When it turned out that these mortgage-backed securities were actually a lot riskier than had been claimed, the natural response was to fear. For not only were those securities exceptionally risky, but all debts of any financial organization thought to be holding any significant amount of mortgage-backed securities became risky as well. Thus the economy-wide supply of safe assets fell massively just at the very point in time when increasing uncertainty and the coming recession made everyone wish to hold more safe assets in their portfolios.
So what do we do now?
Cutting-edge macroeconomic theory—the theory of Say (1803) and Mill (1829)—tells us that we can fix the real-side economic downturn if we fix the excess financial market demand for safe assets. Successfully doing that would be a neat trick. Figuring out how to regulate financial markets so that we can keep it from happening it again would be an even neater trick.
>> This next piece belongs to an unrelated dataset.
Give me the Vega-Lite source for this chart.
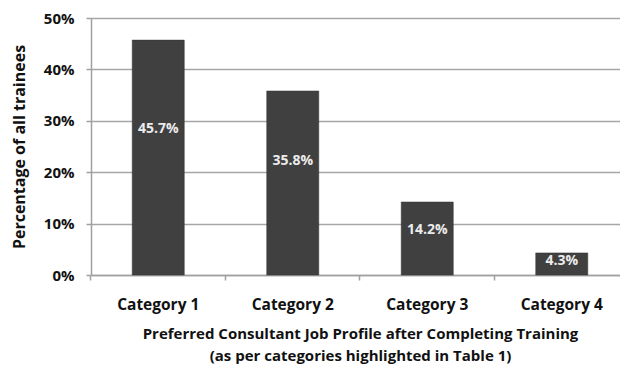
{
  "$schema": "https://vega.github.io/schema/vega-lite/v6.json",
  "width": 538,
  "height": 257,
  "autosize": "none",
  "padding": {"left": 91, "top": 18, "right": 0, "bottom": 96},
  "background": "white",
  "config": {
    "view": {"stroke": null},
    "font": "Open Sans",
    "axis": {"domainColor": "#a0a0a0", "tickColor": "#a0a0a0", "domainWidth": 1.5, "tickWidth": 1.5}
  },
  "data": {
    "values": [
      {"category": "Category 1", "pct": 45.7},
      {"category": "Category 2", "pct": 35.8},
      {"category": "Category 3", "pct": 14.2},
      {"category": "Category 4", "pct": 4.3}
    ]
  },
  "transform": [
    {"calculate": "format(datum.pct, '.1f') + '%'", "as": "label"},
    {"calculate": "datum.pct * 0.62", "as": "labelAt"}
  ],
  "encoding": {
    "x": {
      "field": "category",
      "type": "nominal",
      "sort": null,
      "axis": null,
      "scale": {"paddingInner": 0.613, "paddingOuter": 0.3065}
    }
  },
  "layer": [
    {
      "mark": {"type": "bar", "color": "#404040", "stroke": "#333333", "strokeWidth": 0.5},
      "encoding": {
        "x": {
          "field": "category",
          "type": "nominal",
          "sort": null,
          "axis": {
            "orient": "bottom",
            "title": ["Preferred Consultant Job Profile after Completing Training", "(as per categories highlighted in Table 1)"],
            "titleFont": "Open Sans",
            "titleFontSize": 15,
            "titleFontWeight": "bold",
            "titleColor": "#111111",
            "titleLineHeight": 22,
            "titlePadding": 14,
            "labelAngle": 0,
            "labelFont": "Open Sans",
            "labelFontSize": 15.5,
            "labelFontWeight": "bold",
            "labelColor": "#111111",
            "labelPadding": 22,
            "ticks": false,
            "domain": true
          }
        },
        "y": {
          "field": "pct",
          "type": "quantitative",
          "scale": {"domain": [0, 50]},
          "axis": {
            "title": "Percentage of all trainees",
            "titleFont": "Open Sans",
            "titleFontSize": 16,
            "titleFontWeight": "bold",
            "titleColor": "#111111",
            "titlePadding": 16,
            "values": [0, 10, 20, 30, 40, 50],
            "labelExpr": "datum.value + '%'",
            "labelFont": "Open Sans",
            "labelFontSize": 15,
            "labelFontWeight": "bold",
            "labelColor": "#111111",
            "labelPadding": 12,
            "tickSize": 5,
            "grid": true,
            "gridColor": "#a6a6a6",
            "gridWidth": 1.5
          }
        }
      }
    },
    {
      "mark": {"type": "text", "color": "#ececec", "font": "Open Sans", "fontSize": 14, "fontWeight": "bold", "baseline": "middle"},
      "encoding": {
        "y": {"field": "labelAt", "type": "quantitative"},
        "text": {"field": "label", "type": "nominal"}
      }
    },
    {
      "mark": {"type": "tick", "opacity": 0},
      "encoding": {
        "x": {
          "field": "category",
          "type": "nominal",
          "sort": null,
          "axis": {
            "orient": "bottom",
            "title": null,
            "labels": false,
            "domain": false,
            "ticks": true,
            "tickSize": 5,
            "bandPosition": -0.792
          }
        },
        "y": {"field": "pct", "type": "quantitative"}
      }
    }
  ],
  "resolve": {"axis": {"x": "independent"}}
}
So how is the government doing at this task?
There are two ways to look at it: half-full and half-empty.
The half-full way is that of Alan Blinder, adviser to the Obama campaign, and Mark Zandi, adviser to the McCain campaign. They have a paper claiming that if the government had simply stepped back in the fall of 2008 and let the economy “liquidate” itself, that right now our unemployment rate would be 16%.
The fact that the unemployment rate now is only 9.6% rather than 16%—Henry Paulson who was Bush’s secretary of the treasury and Tim Geithner who is Obama’s secretary of the treasury take pride in that as a substantial accomplishment: their policies have kept 6.5% of the American labor force from becoming unemployed.
The half-empty way is to say: “Wait a minute. The unemployment rate ought to be 5%. Even an generous estimate of how much extra structural unemployment there is in America today the unemployment rate should still not be much above 6%. But it is 9.6%. It is way above where it ought to be if the market were working smoothly and well. Policy simply has not done enough.”
That is the spine of the topic of depression economics.